PROBLEM REQUIREMENTS >>
Pictures must not be retyped. Return exactly the lines from the one with "Give me the D3.js source for this chart." through the one with "const game1YTicks = [-10, -5, 0, 5, 10, 15, 20];", both included, and no others.

DATA LINES >>
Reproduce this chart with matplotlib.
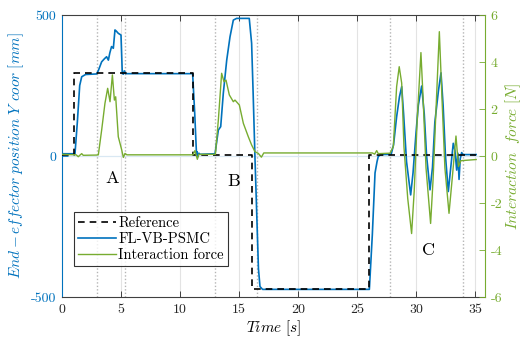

* * *

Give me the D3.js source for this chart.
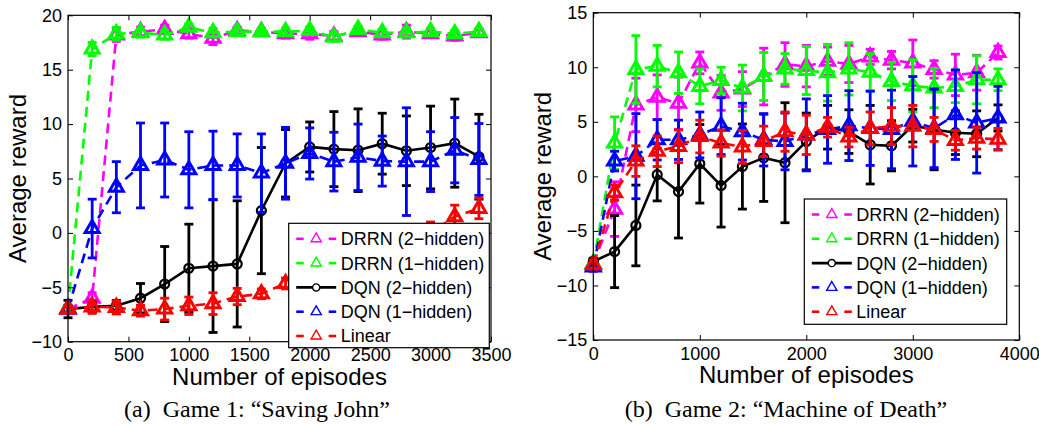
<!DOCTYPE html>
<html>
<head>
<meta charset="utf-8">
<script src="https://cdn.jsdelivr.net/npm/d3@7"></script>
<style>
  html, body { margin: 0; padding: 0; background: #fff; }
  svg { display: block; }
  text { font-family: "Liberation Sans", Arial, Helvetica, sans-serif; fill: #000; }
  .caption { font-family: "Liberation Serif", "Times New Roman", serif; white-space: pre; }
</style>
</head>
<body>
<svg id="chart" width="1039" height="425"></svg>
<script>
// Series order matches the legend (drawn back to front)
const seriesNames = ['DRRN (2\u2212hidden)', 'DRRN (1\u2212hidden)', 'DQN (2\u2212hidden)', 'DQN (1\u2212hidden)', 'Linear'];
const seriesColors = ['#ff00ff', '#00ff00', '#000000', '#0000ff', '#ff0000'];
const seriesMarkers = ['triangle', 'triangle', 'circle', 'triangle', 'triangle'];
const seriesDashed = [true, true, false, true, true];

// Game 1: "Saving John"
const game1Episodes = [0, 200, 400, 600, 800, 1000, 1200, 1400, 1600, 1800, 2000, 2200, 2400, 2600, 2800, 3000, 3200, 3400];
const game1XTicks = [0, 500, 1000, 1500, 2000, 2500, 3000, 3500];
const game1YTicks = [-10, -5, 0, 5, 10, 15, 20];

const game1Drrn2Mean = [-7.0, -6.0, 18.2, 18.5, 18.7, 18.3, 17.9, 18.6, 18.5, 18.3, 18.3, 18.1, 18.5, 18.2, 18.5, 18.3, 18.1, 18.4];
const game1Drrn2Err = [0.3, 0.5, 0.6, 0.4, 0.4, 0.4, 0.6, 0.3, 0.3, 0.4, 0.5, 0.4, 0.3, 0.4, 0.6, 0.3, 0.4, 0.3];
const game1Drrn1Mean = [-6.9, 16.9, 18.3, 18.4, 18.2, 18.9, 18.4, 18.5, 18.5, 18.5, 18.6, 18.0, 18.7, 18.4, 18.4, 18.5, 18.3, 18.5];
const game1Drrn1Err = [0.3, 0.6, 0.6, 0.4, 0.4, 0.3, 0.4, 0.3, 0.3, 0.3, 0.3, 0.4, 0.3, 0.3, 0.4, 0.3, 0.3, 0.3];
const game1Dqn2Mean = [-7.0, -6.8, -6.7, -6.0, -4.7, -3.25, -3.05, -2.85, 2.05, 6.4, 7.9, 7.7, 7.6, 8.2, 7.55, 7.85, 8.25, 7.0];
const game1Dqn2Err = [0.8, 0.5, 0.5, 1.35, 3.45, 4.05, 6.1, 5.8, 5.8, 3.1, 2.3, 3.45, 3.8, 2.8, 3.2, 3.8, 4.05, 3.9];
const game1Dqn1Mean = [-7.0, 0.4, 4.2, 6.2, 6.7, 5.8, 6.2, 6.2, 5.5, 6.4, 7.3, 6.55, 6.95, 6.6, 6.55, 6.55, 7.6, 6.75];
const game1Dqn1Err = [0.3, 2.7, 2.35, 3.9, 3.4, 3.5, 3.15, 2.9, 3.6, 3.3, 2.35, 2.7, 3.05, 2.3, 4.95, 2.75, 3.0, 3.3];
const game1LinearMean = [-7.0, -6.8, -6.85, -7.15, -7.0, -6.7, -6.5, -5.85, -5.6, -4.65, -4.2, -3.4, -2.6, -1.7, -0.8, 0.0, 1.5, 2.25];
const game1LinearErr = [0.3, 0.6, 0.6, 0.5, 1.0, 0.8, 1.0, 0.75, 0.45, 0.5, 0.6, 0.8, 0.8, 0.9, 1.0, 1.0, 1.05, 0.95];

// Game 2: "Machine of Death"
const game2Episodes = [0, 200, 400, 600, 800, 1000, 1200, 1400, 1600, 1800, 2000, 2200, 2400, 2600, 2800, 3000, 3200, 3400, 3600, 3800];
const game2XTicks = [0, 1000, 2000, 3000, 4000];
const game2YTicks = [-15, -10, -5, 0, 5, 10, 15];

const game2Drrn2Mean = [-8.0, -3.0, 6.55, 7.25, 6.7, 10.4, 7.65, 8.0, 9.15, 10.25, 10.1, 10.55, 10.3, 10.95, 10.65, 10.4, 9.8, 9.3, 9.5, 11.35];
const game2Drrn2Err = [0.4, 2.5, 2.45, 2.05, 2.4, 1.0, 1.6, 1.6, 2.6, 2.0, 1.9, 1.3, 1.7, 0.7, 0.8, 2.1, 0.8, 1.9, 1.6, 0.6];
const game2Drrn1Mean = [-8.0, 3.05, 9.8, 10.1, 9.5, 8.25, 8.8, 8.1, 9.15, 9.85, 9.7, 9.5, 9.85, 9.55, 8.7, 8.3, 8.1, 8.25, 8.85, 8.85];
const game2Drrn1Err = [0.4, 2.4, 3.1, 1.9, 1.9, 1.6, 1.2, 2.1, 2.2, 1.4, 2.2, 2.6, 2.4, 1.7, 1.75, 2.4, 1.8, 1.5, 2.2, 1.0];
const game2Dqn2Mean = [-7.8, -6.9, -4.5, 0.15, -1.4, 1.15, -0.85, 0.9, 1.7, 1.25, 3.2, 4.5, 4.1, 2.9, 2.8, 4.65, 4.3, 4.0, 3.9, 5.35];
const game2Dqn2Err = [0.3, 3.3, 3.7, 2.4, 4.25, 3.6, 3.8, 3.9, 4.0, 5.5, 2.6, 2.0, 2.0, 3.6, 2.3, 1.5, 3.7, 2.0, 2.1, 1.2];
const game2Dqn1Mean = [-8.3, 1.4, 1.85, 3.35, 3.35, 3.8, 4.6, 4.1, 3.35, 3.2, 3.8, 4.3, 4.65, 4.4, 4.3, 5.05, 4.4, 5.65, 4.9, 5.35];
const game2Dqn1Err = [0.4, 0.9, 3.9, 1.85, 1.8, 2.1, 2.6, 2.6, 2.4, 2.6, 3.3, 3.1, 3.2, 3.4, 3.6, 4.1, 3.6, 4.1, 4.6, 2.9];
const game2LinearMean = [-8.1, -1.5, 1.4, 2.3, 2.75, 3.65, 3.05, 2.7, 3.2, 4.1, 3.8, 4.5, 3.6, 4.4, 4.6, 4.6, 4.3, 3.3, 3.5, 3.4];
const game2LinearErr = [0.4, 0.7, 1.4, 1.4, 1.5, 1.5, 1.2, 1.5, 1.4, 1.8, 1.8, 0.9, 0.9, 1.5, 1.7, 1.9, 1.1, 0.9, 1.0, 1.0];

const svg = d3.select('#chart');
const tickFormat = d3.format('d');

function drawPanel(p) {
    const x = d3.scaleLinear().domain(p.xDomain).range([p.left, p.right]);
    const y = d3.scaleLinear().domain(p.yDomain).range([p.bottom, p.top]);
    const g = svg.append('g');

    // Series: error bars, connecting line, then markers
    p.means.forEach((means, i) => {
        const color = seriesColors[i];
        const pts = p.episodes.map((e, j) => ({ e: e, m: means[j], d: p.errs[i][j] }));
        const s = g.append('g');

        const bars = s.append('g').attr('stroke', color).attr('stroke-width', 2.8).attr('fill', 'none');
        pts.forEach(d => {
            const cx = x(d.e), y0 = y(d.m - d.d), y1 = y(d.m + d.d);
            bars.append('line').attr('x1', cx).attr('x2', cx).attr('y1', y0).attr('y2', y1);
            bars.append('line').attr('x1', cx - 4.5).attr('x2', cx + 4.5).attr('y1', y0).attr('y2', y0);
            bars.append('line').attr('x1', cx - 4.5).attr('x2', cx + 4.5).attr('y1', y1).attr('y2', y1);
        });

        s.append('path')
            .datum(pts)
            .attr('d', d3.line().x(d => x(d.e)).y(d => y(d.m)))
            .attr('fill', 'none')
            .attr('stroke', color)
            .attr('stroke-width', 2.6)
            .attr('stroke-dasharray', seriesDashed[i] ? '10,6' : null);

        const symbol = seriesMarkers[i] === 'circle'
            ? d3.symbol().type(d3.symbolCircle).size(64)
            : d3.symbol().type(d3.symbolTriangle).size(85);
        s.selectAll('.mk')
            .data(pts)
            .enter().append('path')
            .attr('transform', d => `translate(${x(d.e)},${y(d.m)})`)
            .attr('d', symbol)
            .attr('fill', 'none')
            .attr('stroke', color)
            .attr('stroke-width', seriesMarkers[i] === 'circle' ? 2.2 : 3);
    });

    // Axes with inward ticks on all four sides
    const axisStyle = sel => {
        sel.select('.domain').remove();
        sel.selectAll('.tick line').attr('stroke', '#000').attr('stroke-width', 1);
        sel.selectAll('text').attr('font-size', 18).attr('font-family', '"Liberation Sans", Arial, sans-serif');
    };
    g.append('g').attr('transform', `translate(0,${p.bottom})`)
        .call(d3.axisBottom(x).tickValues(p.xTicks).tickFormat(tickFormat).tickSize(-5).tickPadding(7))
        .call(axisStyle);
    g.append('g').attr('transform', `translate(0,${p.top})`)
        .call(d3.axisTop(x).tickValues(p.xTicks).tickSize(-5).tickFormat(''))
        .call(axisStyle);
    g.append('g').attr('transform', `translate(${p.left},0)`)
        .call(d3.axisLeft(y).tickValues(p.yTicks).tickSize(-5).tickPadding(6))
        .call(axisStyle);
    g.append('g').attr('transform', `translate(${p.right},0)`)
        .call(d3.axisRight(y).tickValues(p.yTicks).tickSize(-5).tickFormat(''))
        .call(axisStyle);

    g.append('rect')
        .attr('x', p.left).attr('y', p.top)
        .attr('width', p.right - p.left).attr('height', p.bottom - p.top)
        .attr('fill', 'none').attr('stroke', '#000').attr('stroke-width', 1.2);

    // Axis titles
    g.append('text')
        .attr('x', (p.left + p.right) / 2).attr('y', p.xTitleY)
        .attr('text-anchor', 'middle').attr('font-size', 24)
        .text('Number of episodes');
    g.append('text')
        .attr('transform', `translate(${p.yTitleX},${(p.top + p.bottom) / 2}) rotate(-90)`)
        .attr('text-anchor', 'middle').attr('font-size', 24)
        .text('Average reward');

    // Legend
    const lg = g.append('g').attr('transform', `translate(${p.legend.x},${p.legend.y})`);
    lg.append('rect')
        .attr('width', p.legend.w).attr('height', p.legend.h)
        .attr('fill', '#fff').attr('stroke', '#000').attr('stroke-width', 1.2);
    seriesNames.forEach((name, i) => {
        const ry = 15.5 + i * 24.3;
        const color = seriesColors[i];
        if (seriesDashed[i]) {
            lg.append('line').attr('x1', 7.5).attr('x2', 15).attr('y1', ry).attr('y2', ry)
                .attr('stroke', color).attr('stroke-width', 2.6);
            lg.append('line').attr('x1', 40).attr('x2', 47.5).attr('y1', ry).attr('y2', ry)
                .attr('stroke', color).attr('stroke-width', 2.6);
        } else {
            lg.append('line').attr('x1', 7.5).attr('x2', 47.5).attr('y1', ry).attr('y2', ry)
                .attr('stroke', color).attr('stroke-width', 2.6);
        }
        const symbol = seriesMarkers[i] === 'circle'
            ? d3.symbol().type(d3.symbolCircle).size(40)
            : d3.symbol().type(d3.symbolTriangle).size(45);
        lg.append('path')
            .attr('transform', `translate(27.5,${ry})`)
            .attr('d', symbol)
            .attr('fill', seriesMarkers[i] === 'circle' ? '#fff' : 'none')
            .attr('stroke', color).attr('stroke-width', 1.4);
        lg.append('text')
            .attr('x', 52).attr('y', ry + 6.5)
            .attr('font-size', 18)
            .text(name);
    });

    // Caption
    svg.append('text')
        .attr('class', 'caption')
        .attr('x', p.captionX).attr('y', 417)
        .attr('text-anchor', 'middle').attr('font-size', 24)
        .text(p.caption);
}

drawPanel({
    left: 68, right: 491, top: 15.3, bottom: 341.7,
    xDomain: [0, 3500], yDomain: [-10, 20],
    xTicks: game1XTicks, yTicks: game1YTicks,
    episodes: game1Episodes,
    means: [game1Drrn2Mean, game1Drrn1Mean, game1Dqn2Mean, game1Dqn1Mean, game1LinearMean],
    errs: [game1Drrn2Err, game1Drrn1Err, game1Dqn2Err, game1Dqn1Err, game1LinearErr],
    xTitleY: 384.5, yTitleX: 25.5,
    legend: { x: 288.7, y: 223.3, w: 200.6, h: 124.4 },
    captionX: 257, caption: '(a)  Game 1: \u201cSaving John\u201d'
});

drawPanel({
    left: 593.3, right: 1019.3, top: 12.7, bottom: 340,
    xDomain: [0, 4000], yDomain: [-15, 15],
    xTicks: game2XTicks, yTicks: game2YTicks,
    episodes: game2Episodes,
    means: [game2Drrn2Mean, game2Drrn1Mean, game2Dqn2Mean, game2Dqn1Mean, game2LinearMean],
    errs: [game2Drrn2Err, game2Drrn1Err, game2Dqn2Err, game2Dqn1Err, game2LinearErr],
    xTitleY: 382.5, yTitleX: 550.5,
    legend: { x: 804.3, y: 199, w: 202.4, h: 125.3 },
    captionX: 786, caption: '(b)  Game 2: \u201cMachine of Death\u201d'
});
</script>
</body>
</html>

WRITTEN SOLUTION >>
Give me the D3.js source for this chart.
<!DOCTYPE html>
<html>
<head>
<meta charset="utf-8">
<script src="https://cdn.jsdelivr.net/npm/d3@7"></script>
<style>
  html, body { margin: 0; padding: 0; background: #fff; }
  svg { display: block; }
  text { font-family: "Liberation Sans", Arial, Helvetica, sans-serif; fill: #000; }
  .caption { font-family: "Liberation Serif", "Times New Roman", serif; white-space: pre; }
</style>
</head>
<body>
<svg id="chart" width="1039" height="425"></svg>
<script>
// Series order matches the legend (drawn back to front)
const seriesNames = ['DRRN (2\u2212hidden)', 'DRRN (1\u2212hidden)', 'DQN (2\u2212hidden)', 'DQN (1\u2212hidden)', 'Linear'];
const seriesColors = ['#ff00ff', '#00ff00', '#000000', '#0000ff', '#ff0000'];
const seriesMarkers = ['triangle', 'triangle', 'circle', 'triangle', 'triangle'];
const seriesDashed = [true, true, false, true, true];

// Game 1: "Saving John"
const game1Episodes = [0, 200, 400, 600, 800, 1000, 1200, 1400, 1600, 1800, 2000, 2200, 2400, 2600, 2800, 3000, 3200, 3400];
const game1XTicks = [0, 500, 1000, 1500, 2000, 2500, 3000, 3500];
const game1YTicks = [-10, -5, 0, 5, 10, 15, 20];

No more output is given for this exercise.